**Given information:**

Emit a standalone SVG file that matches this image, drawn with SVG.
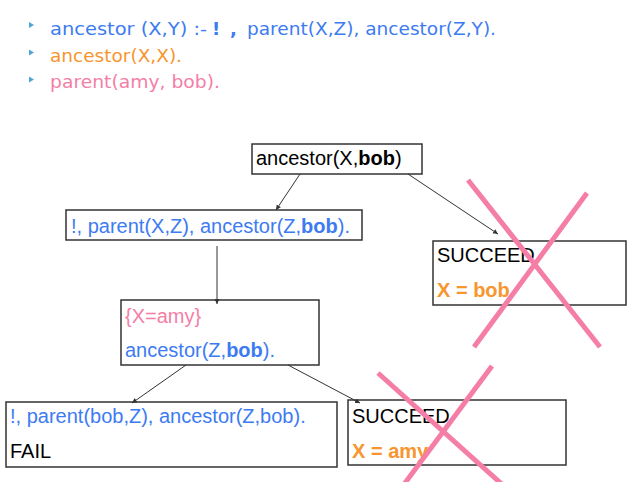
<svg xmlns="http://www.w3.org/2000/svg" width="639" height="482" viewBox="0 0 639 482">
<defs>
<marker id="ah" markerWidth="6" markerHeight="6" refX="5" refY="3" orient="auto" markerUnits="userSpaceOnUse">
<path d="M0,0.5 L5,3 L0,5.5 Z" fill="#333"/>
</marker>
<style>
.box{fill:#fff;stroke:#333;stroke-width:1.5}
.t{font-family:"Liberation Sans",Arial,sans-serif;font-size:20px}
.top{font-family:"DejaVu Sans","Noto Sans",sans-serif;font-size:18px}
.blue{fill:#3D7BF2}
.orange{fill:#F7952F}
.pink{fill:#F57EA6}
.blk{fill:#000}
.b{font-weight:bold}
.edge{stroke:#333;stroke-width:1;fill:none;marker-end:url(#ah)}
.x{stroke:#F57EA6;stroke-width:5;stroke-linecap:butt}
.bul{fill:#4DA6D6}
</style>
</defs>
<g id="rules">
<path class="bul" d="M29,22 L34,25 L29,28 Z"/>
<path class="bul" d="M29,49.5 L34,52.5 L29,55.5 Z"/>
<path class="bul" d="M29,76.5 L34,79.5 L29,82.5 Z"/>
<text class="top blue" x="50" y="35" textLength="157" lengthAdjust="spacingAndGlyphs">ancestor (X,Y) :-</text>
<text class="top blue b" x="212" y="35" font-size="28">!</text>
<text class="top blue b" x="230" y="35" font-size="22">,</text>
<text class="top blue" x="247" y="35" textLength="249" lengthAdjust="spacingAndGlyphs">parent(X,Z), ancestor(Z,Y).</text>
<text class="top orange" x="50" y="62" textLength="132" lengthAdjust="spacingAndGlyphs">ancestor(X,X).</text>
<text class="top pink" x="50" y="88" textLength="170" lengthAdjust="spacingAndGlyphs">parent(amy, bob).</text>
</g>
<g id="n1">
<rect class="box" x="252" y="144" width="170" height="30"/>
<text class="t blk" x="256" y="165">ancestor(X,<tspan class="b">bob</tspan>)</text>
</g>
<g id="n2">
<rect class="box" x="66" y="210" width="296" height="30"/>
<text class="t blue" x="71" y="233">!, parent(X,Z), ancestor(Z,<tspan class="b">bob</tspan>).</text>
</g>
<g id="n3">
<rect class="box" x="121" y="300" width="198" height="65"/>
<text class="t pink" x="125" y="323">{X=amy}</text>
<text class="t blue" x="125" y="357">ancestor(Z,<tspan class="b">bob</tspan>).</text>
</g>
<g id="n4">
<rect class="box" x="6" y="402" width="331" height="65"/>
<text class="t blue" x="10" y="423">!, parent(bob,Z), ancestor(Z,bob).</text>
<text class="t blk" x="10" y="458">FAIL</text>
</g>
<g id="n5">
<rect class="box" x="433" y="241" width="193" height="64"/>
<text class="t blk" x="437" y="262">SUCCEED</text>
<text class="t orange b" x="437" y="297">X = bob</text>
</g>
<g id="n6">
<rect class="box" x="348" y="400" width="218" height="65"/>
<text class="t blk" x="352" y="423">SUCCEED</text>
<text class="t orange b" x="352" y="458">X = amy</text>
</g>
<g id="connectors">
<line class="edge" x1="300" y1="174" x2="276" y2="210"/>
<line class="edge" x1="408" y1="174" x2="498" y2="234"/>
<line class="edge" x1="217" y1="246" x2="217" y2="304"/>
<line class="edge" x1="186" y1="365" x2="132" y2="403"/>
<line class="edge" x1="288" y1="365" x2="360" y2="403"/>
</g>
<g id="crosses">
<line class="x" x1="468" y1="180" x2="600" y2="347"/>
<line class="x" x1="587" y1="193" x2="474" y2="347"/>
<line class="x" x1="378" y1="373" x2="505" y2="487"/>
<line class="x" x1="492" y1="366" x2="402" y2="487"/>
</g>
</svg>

**Written request:** Repeat the listing above exactly, with no pictures.

**Full response:**
Emit a standalone SVG file that matches this image, drawn with SVG.
<svg xmlns="http://www.w3.org/2000/svg" width="639" height="482" viewBox="0 0 639 482">
<defs>
<marker id="ah" markerWidth="6" markerHeight="6" refX="5" refY="3" orient="auto" markerUnits="userSpaceOnUse">
<path d="M0,0.5 L5,3 L0,5.5 Z" fill="#333"/>
</marker>
<style>
.box{fill:#fff;stroke:#333;stroke-width:1.5}
.t{font-family:"Liberation Sans",Arial,sans-serif;font-size:20px}
.top{font-family:"DejaVu Sans","Noto Sans",sans-serif;font-size:18px}
.blue{fill:#3D7BF2}
.orange{fill:#F7952F}
.pink{fill:#F57EA6}
.blk{fill:#000}
.b{font-weight:bold}
.edge{stroke:#333;stroke-width:1;fill:none;marker-end:url(#ah)}
.x{stroke:#F57EA6;stroke-width:5;stroke-linecap:butt}
.bul{fill:#4DA6D6}
</style>
</defs>
<g id="rules">
<path class="bul" d="M29,22 L34,25 L29,28 Z"/>
<path class="bul" d="M29,49.5 L34,52.5 L29,55.5 Z"/>
<path class="bul" d="M29,76.5 L34,79.5 L29,82.5 Z"/>
<text class="top blue" x="50" y="35" textLength="157" lengthAdjust="spacingAndGlyphs">ancestor (X,Y) :-</text>
<text class="top blue b" x="212" y="35" font-size="28">!</text>
<text class="top blue b" x="230" y="35" font-size="22">,</text>
<text class="top blue" x="247" y="35" textLength="249" lengthAdjust="spacingAndGlyphs">parent(X,Z), ancestor(Z,Y).</text>
<text class="top orange" x="50" y="62" textLength="132" lengthAdjust="spacingAndGlyphs">ancestor(X,X).</text>
<text class="top pink" x="50" y="88" textLength="170" lengthAdjust="spacingAndGlyphs">parent(amy, bob).</text>
</g>
<g id="n1">
<rect class="box" x="252" y="144" width="170" height="30"/>
<text class="t blk" x="256" y="165">ancestor(X,<tspan class="b">bob</tspan>)</text>
</g>
<g id="n2">
<rect class="box" x="66" y="210" width="296" height="30"/>
<text class="t blue" x="71" y="233">!, parent(X,Z), ancestor(Z,<tspan class="b">bob</tspan>).</text>
</g>
<g id="n3">
<rect class="box" x="121" y="300" width="198" height="65"/>
<text class="t pink" x="125" y="323">{X=amy}</text>
<text class="t blue" x="125" y="357">ancestor(Z,<tspan class="b">bob</tspan>).</text>
</g>
<g id="n4">
<rect class="box" x="6" y="402" width="331" height="65"/>
<text class="t blue" x="10" y="423">!, parent(bob,Z), ancestor(Z,bob).</text>
<text class="t blk" x="10" y="458">FAIL</text>
</g>
<g id="n5">
<rect class="box" x="433" y="241" width="193" height="64"/>
<text class="t blk" x="437" y="262">SUCCEED</text>
<text class="t orange b" x="437" y="297">X = bob</text>
</g>
<g id="n6">
<rect class="box" x="348" y="400" width="218" height="65"/>
<text class="t blk" x="352" y="423">SUCCEED</text>
<text class="t orange b" x="352" y="458">X = amy</text>
</g>
<g id="connectors">
<line class="edge" x1="300" y1="174" x2="276" y2="210"/>
<line class="edge" x1="408" y1="174" x2="498" y2="234"/>
<line class="edge" x1="217" y1="246" x2="217" y2="304"/>
<line class="edge" x1="186" y1="365" x2="132" y2="403"/>
<line class="edge" x1="288" y1="365" x2="360" y2="403"/>
</g>
<g id="crosses">
<line class="x" x1="468" y1="180" x2="600" y2="347"/>
<line class="x" x1="587" y1="193" x2="474" y2="347"/>
<line class="x" x1="378" y1="373" x2="505" y2="487"/>
<line class="x" x1="492" y1="366" x2="402" y2="487"/>
</g>
</svg>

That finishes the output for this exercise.